“But now, thus says the LORD, who created you, O Jacob, and He who formed you, O Israel: “Fear not, for I have redeemed you; I have called you by your name; you are Mine. When you pass through the waters, I will be with you; and through the rivers, they shall not overflow you. When you walk through the fire, you shall not be burned, nor shall the flame scorch you, for I am the LORD your God, The Holy One of Israel, your Savior.” (Is. 43:1-3)
Anne, you may know that your name means grace. Grace is one of those words that we say frequently, but sometimes we don’t stop to remember what it means. Grace means kindness, favor, mercy. Grace is goodness shown to particular people in particular places at particular times. Like many names that Christian fathers and mothers choose, it not only sounds lovely, but it is also a declaration of faith regarding you. To name you grace is to say that you are grace to them and to your family, and that God has shown his kindness and favor and goodness to them by giving you to them. But it is also a declaration of faith regarding what they believe God will be doing in you. Not only are you a gift of grace, but you are also grace on display. Your life is a stage, a story, a play in which God has begun displaying his grace, his goodness, his mercy.
The passage from Isaiah that I’ve just read goes on to describe how God intends to bring all of his people back out of exile. His sons and daughters who have been driven away from the promised land, he promises to being back. And the exhortation is to ‘feat not’ because God will see them all the way back into his presence. He will see them through the waters, through the rivers, and through the fire. God has redeemed them and called them by name, so though the waters come up over them, they will not be harmed, though they walk through fire, they will not be burned. The reason is because Yahweh is their God, and he is the Holy One of Israel, their Savior.
You may also know what the name Jesus means. Jesus is a slightly different form of the name Joshua, and it comes from the Hebrew root which means “he saves.” Remember when the angel announced to Joseph that Mary was carrying a son who was conceived by the Holy Spirit, the angel told Joseph to name him Jesus because he would save his people from their sins. The name Jesus means Savior.
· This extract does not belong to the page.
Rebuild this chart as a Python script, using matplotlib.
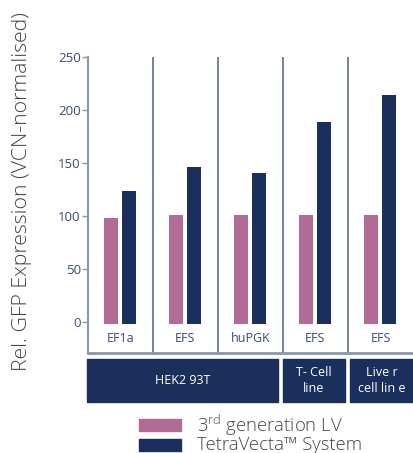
import matplotlib
matplotlib.use("Agg")
import matplotlib.pyplot as plt
from matplotlib.patches import Rectangle

promoters = ["EF1a", "EFS", "huPGK", "EFS", "EFS"]
lv3 = [98, 101, 101, 101, 101]
tetra = [123, 146, 140, 188, 214]
yticks = [0, 50, 100, 150, 200, 250]
cell_lines = ["HEK2 93T", "T- Cell\nline", "Live r\ncell lin e"]
series_names = ["3$^{\\rm rd}$ generation LV", "TetraVecta\u2122 System"]

PINK = "#b16b94"
NAVY = "#1b2f5c"
AX = "#8a96ae"
TXT = "#3a4a78"
plt.rcParams['font.family'] = ['Open Sans', 'DejaVu Sans']
plt.rcParams['mathtext.fontset'] = 'custom'
plt.rcParams['mathtext.rm'] = 'Open Sans:light'

W, H = 413, 453
fig = plt.figure(figsize=(W / 100, H / 100), dpi=100)

def box(l, t, r, b):
    return [l / W, 1 - b / H, (r - l) / W, (b - t) / H]

ax = fig.add_axes(box(87.7, 56.5, 413, 353))
ax.set_xlim(0, 5)
ax.set_ylim(-29.5, 250)
base = -2
bw = 0.215
off = 0.138
for i in range(5):
    c = i + 0.5
    ax.bar(c - off, lv3[i] - base, bottom=base, width=bw, color=PINK)
    ax.bar(c + off, tetra[i] - base, bottom=base, width=bw, color=NAVY)
    ax.text(c, -16, promoters[i], ha="center", va="center", fontsize=9, color=TXT)
for x in [1, 2, 3, 4]:
    ax.axvline(x, color="#5d6b8c", lw=1.2)
ax.axhline(-29.5, color=AX, lw=2, clip_on=False)
for s in ["top", "right", "bottom"]:
    ax.spines[s].set_visible(False)
ax.spines["left"].set_color(AX)
ax.spines["left"].set_linewidth(1.5)
ax.set_xticks([])
ax.set_yticks(yticks)
ax.tick_params(axis="y", colors=AX, length=4, width=1, labelcolor=TXT, labelsize=9.5, pad=1)
ax.set_ylabel("Rel. GFP Expression (VCN-normalised)", fontsize=15.3, color="#444444",
              fontweight="light")
ax.yaxis.set_label_coords(-0.172, 0.545)

ax2 = fig.add_axes(box(87.7, 359.3, 413, 402.3))
ax2.set_xlim(0, 5)
ax2.set_ylim(0, 1)
ax2.axis("off")
gaps = [(-0.006, 2.93), (3.0, 3.955), (4.03, 5.0)]
for (l, r), name in zip(gaps, cell_lines):
    ax2.add_patch(Rectangle((l, 0), r - l, 1, color=NAVY, clip_on=False))
    ax2.text((l + r) / 2, 0.5, name, ha="center", va="center", color="white",
             fontsize=9, linespacing=1.3)

# legend
lx0, lx1 = 139, 181
ly = [(419, 431), (439, 451)]
for (t, b), col, name in zip(ly, [PINK, NAVY], series_names):
    fig.patches.append(Rectangle((lx0 / W, 1 - b / H), (lx1 - lx0) / W, (b - t) / H,
                                 transform=fig.transFigure, color=col))
    fig.text(197 / W, 1 - ((t + b) / 2) / H, name, ha="left", va="center",
             fontsize=13.3, color="#444444", fontweight="light")

fig.savefig("out.png", dpi=100)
What Isaiah was principally looking forward to and prophesying was the promise that the God of Israel would come finally and fully to be with his people, to be their Savior, so that nothing could harm them anymore, so that they might come home to God and not be estranged from him or his people anymore.
Remember also, Anne, that the beginning of the passage starts with God saying that he created and formed Israel. The basis for God’s claim is creation. He created in the beginning and named his creation. And then he created people and named them man. God also has a habit of re-naming people when he is re-making them. Remember he renamed Abram and called him Abraham. Sarai became Sarah. Jacob was renamed Israel. And frequently, when God is calling someone from birth, he gives them their name before they are even born. God names Isaac before he’s born. John the baptist likewise is given a name by the angel before he’s born. These names declare God’s intentions to do particular things in and through these particular people. They name our callings, our vocations, our jobs in life.
In a moment, you are going to receive a new name. God calls you by your name, and he adds his own name to yours. You know that one day you will probably be married, and you will take a new last name, you’ll take the name of your husband in marriage. But the wonderful thing is that God does the same thing in baptism. When we are baptized God gives us his name too. He promises to be our Lord, our husband, our Savior. He promises to bring us through the deep waters of life and the fires that threaten us. And the proof of that begins in baptism. We actually symbolize that reality by putting water on someone or dipping them into water. We enact the reality that God promises. We’re going to go down into this water, and God promises to bring you through it. Likewise, God promises you His Holy Spirit, and it is not an accident that when the Holy Spirit first came upon the disciples of Jesus it is pictured as fire. After you are baptized, I will lay my hands on you and pray that the fullness of God’s presence rest upon you just as the apostles did a number of times in the book of Acts. The fullness of God’s presence comes by the Holy Spirit, and our God is a consuming fire. But the promise of God to you is that he will bring you through the waters, and bring you through the fire unharmed, and this promise follows you for the rest of your life.
Whether you are sick, or scared, or worried, or discouraged, or you have sinned and you are facing the consequences of your actions, remember this day, Anne. Remember what God promises you. God has created you, he calls you by name, and now he gives you his own name and promises to be your Savior, your Husband. And he will be bring you through the waters and through the fire, and your life will be more and more a picture of grace, a story of God’s favor. So do not fear, Anne, only believe. Believe on the Lord Jesus today and tomorrow and all of your days. Amen!